**Written exercise**
From the entries that follow, list every line in which the string "this" appears.

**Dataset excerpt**
━━━━━━━━

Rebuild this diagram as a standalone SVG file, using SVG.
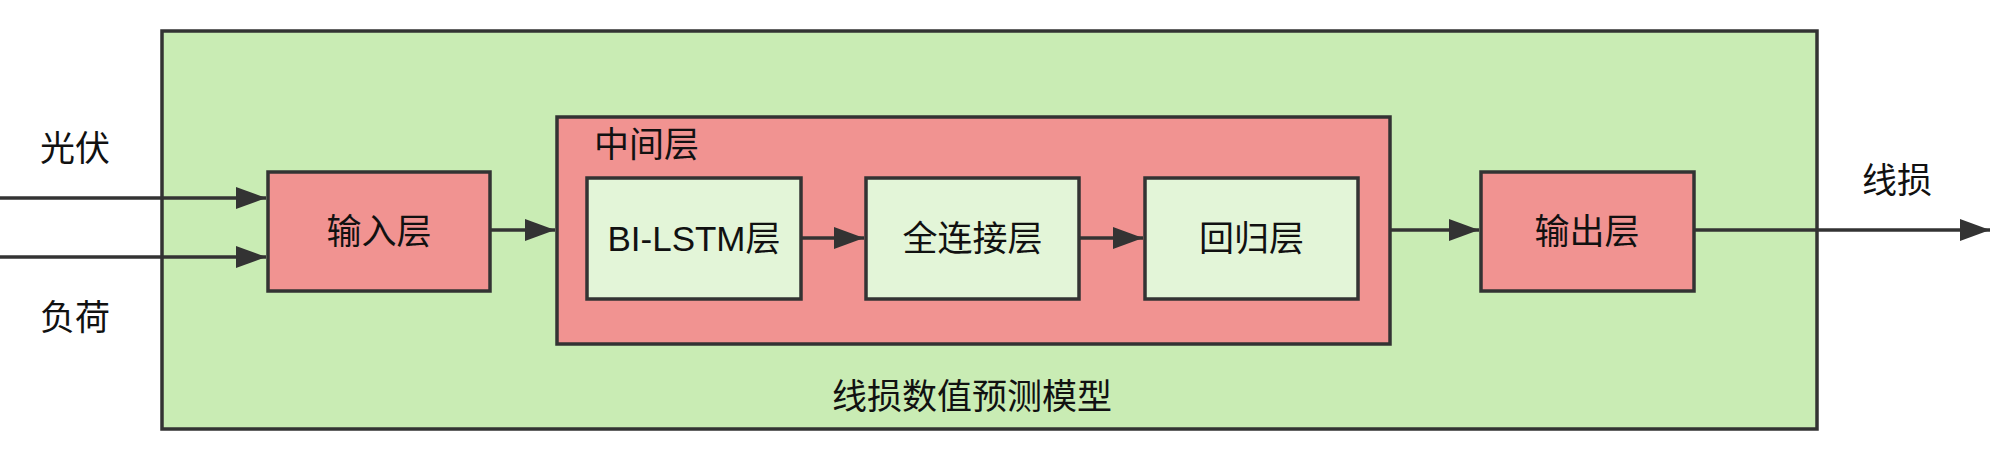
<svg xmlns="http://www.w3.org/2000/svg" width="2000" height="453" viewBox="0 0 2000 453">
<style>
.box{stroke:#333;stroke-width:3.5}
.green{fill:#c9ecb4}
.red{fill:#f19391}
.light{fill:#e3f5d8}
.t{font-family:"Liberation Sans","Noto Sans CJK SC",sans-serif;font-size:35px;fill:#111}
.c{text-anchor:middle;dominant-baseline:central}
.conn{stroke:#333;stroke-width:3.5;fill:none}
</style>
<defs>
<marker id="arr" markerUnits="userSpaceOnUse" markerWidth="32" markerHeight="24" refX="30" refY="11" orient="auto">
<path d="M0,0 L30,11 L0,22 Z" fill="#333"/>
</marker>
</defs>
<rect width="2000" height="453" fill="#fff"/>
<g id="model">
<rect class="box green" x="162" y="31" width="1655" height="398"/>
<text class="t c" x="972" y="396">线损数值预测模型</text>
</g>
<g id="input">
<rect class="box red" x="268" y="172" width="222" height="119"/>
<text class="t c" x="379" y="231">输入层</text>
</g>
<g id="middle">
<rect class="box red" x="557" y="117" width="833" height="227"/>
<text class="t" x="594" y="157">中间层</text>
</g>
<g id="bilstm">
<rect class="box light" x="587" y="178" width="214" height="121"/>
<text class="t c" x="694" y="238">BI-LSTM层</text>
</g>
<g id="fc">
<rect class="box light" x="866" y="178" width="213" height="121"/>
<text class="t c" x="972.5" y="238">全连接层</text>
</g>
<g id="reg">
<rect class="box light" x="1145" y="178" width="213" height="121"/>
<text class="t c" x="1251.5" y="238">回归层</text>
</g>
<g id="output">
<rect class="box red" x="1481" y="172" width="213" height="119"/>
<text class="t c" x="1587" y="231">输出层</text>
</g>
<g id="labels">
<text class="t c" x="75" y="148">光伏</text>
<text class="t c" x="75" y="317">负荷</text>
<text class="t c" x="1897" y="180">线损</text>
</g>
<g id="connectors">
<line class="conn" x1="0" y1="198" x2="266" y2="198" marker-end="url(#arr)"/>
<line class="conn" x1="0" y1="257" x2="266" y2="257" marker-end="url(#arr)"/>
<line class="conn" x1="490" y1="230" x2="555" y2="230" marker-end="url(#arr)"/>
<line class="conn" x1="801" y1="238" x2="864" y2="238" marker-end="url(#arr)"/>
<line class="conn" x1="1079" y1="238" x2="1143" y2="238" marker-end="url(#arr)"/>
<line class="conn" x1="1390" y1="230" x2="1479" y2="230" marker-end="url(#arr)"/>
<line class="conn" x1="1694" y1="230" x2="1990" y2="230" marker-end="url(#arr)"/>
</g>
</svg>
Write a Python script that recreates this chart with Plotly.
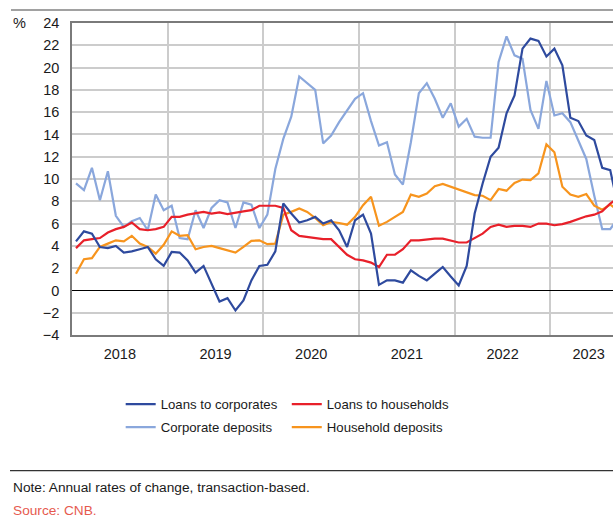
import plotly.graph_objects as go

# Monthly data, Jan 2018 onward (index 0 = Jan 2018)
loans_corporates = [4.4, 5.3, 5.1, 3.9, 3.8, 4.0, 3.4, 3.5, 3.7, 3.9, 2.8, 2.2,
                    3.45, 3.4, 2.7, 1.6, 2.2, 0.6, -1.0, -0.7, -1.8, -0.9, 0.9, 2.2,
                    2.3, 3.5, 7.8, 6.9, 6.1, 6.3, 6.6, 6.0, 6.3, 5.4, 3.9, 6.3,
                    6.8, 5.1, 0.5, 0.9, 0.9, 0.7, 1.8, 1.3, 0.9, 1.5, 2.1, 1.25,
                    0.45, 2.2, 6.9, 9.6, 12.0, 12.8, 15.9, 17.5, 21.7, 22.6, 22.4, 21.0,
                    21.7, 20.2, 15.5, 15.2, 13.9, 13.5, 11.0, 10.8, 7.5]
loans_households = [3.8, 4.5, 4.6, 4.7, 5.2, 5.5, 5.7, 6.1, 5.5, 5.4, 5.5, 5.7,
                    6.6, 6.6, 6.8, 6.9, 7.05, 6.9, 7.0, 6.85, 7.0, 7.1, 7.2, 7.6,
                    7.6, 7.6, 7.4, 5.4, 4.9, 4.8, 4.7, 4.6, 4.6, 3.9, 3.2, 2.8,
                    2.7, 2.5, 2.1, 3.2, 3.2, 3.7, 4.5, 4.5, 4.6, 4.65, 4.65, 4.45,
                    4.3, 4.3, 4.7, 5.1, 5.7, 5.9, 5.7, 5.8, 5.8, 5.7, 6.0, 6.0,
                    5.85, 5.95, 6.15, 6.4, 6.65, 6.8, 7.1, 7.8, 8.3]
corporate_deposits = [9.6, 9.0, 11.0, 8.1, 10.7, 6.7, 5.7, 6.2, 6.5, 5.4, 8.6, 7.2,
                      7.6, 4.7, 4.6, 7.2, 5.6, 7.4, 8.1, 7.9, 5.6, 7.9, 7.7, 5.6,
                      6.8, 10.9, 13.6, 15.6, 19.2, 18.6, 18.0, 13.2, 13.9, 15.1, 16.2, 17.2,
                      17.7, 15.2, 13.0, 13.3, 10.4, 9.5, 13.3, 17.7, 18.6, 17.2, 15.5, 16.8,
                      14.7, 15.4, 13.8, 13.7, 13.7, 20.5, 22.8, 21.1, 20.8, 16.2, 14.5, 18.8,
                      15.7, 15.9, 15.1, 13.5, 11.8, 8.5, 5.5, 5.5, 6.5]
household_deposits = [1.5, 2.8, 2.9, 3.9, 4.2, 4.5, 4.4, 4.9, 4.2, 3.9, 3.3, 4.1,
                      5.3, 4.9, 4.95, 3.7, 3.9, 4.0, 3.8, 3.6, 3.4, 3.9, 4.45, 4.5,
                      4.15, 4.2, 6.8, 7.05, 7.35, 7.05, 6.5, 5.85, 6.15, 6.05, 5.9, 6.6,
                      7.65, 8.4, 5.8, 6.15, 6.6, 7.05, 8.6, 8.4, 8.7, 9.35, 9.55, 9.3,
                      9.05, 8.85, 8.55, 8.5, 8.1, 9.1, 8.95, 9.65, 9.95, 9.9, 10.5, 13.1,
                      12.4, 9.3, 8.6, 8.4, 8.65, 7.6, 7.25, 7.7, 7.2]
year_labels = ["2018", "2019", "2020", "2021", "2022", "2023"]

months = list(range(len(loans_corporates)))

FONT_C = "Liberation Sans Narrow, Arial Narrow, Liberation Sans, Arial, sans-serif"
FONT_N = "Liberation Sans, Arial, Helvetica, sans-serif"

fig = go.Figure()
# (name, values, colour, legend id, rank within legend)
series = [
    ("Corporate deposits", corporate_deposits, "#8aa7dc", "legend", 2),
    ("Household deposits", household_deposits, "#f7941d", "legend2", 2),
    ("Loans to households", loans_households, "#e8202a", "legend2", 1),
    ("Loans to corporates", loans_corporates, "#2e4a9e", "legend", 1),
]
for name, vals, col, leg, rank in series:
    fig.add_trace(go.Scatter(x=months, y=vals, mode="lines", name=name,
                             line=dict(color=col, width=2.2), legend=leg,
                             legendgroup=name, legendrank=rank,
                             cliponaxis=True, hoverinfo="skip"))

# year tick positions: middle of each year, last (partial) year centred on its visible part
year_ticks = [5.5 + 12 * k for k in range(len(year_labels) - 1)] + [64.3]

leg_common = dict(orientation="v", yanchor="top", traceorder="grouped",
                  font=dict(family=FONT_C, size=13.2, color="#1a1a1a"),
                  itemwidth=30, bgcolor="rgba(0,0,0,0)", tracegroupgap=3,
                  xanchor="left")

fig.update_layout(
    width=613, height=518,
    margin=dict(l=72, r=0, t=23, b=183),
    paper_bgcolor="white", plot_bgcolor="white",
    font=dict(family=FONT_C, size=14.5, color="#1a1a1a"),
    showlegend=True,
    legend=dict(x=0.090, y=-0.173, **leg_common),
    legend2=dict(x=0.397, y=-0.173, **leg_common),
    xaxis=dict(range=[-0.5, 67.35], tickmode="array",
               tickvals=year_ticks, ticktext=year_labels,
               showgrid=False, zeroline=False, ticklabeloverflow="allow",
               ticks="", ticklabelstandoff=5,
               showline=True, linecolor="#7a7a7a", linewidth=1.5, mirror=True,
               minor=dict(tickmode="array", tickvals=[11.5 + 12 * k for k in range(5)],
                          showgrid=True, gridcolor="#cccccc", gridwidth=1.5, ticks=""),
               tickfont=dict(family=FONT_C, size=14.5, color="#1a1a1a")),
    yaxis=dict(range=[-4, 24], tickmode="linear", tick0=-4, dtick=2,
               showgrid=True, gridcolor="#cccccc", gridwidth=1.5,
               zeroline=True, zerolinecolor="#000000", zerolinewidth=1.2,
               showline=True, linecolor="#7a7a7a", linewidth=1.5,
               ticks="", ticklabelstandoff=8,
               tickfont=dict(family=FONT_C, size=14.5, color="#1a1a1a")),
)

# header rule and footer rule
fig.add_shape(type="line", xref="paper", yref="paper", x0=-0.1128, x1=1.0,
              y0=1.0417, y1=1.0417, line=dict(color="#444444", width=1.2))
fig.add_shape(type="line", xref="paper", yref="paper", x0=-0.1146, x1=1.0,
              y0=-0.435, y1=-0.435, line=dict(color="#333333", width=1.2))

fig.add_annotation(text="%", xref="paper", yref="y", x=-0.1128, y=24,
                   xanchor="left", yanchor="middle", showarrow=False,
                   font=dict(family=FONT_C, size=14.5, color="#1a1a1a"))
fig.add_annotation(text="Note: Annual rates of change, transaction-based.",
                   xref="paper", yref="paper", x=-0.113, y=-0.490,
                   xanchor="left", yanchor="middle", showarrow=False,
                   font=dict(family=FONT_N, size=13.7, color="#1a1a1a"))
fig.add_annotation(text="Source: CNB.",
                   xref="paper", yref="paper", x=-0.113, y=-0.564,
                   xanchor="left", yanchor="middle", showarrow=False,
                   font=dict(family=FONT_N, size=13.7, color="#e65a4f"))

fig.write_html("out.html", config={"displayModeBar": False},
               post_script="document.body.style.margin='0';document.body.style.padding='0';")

━━━━━━━━

**Written answer**
Rebuild this diagram as a standalone SVG file, using SVG.
Write a Python script that recreates this chart with Plotly.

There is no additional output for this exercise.